古文書講座 初級&中級 第1回を開講しました

 5月23日(木)。先週の上級講座に続き、古文書講座の初級・中級(平日開催グループ)の第1回講座を、午前と午後にそれぞれ開講しました。

 午前に開講された初級講座では、当館所蔵資料を題材に、これから古文書を読み始めたい方向けの内容で、古文書特有の表現や、文字のくずし方を一つひとつ紹介していきます。

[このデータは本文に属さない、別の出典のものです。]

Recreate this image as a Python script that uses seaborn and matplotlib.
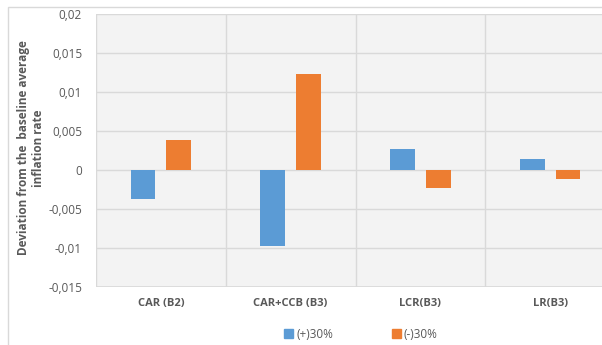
import matplotlib
matplotlib.use("Agg")
import matplotlib.pyplot as plt
import matplotlib.patches as mpatches
import seaborn as sns
import pandas as pd
from matplotlib.ticker import FuncFormatter, MultipleLocator

categories = ["CAR (B2)", "CAR+CCB (B3)", "LCR(B3)", "LR(B3)"]
series_names = ["(+)30%", "(-)30%"]
plus_30 = [-0.0037, -0.0098, 0.0027, 0.0014]
minus_30 = [0.0038, 0.0123, -0.0023, -0.0011]
colors = ["#5b9bd5", "#ed7d31"]
ylabel_lines = ["Deviation from the  baseline average", "inflation rate"]

df = pd.DataFrame({
    "category": categories * 2,
    "scenario": [series_names[0]] * 4 + [series_names[1]] * 4,
    "value": plus_30 + minus_30,
})

sns.set_theme(style="white")
plt.rcParams["font.family"] = ["Open Sans", "DejaVu Sans"]
W, H = 602, 345
fig = plt.figure(figsize=(W / 100, H / 100), dpi=100)

# plot area in pixel terms; the last category runs past the right edge
left, right, top, bottom = 96, 615, 14, 287
ax = fig.add_axes([left / W, 1 - bottom / H, (right - left) / W, (bottom - top) / H])
ax.set_facecolor("#f3f3f3")

sns.barplot(data=df, x="category", y="value", hue="scenario", palette=colors,
            width=0.55, gap=0.31, ax=ax, legend=False, saturation=1,
            edgecolor="none")

ax.set_ylim(-0.015, 0.02)
ax.set_xlim(-0.5, len(categories) - 0.5)
ax.yaxis.set_major_locator(MultipleLocator(0.005))
ax.yaxis.set_major_formatter(FuncFormatter(
    lambda v, _: "0" if abs(v) < 1e-12 else f"{v:g}".replace(".", ",")))
ax.grid(axis="y", color="#d9d9d9", linewidth=1)
for b in range(len(categories) + 1):
    ax.axvline(b - 0.5, color="#d9d9d9", linewidth=1, zorder=0)
ax.set_axisbelow(True)
for s in ax.spines.values():
    s.set_visible(False)
ax.axhline(-0.015, color="#d9d9d9", linewidth=1.2)

ax.tick_params(axis="both", length=0, colors="#595959", labelsize=8.5)
ax.tick_params(axis="y", pad=10)
ax.tick_params(axis="x", pad=8, labelsize=8)
for t in ax.get_xticklabels():
    t.set_fontweight("bold")
ax.set_xlabel("")
ax.set_ylabel("")

# two-line axis title, each line centred on the plot's vertical middle
for xpix, line in zip([24, 39], ylabel_lines):
    fig.text(xpix / W, 1 - 148 / H, line, rotation=90, ha="center", va="center",
             fontsize=8.5, fontweight="bold", color="#595959")

# chart frame
fig.add_artist(mpatches.Rectangle((8 / W, -0.1), 1.2, 1 - 7 / H + 0.1,
                                  transform=fig.transFigure, fill=False,
                                  edgecolor="#d9d9d9", linewidth=1))

handles = [mpatches.Patch(color=c, label=n) for c, n in zip(colors, series_names)]
fig.legend(handles=handles, loc="center", bbox_to_anchor=(361 / W, 1 - 334 / H),
           ncol=2, frameon=False, fontsize=8.5, handlelength=0.75,
           handleheight=0.75, handletextpad=0.25, columnspacing=5.0,
           labelcolor="#595959")

fig.savefig("out.png", dpi=100)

 初級講座の第1回は当館所蔵の「水内郡中御所村篠原家文書」から、幕末の文久元年(1861年)、皇女和宮が京から江戸へ降嫁するにあたって、道中通過する村々の住民(村役人)が書き写した、幕府高官(老中)からの「触書」(いわゆる“お触れ”)をテキストとして使用しました。

 幕末の動乱の中で、婚約者と引き離されて将軍家に嫁ぐことになったことから“悲劇の皇女”とも呼ばれる和宮(親子内親王)ですが、その道中では、朝廷側から1万人、幕府側から1万5000人の大行列が編成され、道中・沿道の警護・宿泊のために、諸藩や村々も大動員されました。

 2万人以上の大行列全員が一つの宿場を通過するのに4日間(和宮のいる本隊は3日目)もかかることから、道中の村々の負担は非常に大きかったことが推測できます。

 今回の史料では、小休憩や昼休憩の際には、随行する幕府役人に対する村役人からの御機嫌伺い(=あいさつ)は「不及候」(及ばずそうろう=及びません)など、幕府側の配慮も読み解きながら、当館職員の講師が解説をしていきました。

同日午後の中級講座でも、当館所蔵資料を題材にしつつ、ある程度自力で読める方々を対象に、史料を読み進めていきます。

 今回テキストとして使われた史料は、今年3月22日(金)に『信濃毎日新聞』朝刊の連載コラム「文化の森へ しなの歴史再見」に掲載された、郷土史研究者・(故)飯島紘さんが生前寄贈してくださった家文書「伊那郡石曽根村飯島家資料」のうちの1点です。

リンク:〈しなの歴史再見〉古文書解読 先祖と「対話」も 郷土史研究者・故飯島紘さんの偉業|信濃毎日新聞デジタル 信州・長野県のニュースサイト (shinmai.co.jp)

 飯島家資料の中の「飯嶋家訓」(「嶋」は原文ママ)をテキストに使用し、判読書き下しと解説を交互に繰り返していきます。

 初級講座も中級講座も、昨年より10名増やした50名の定員で会場いっぱいの大盛況でした。参加された方々の向学心の高さに脱帽です。

 当館の古文書講座を通じて、文字を判読するだけでない、生の史料を読む楽しさも感じていただければ、と願っています。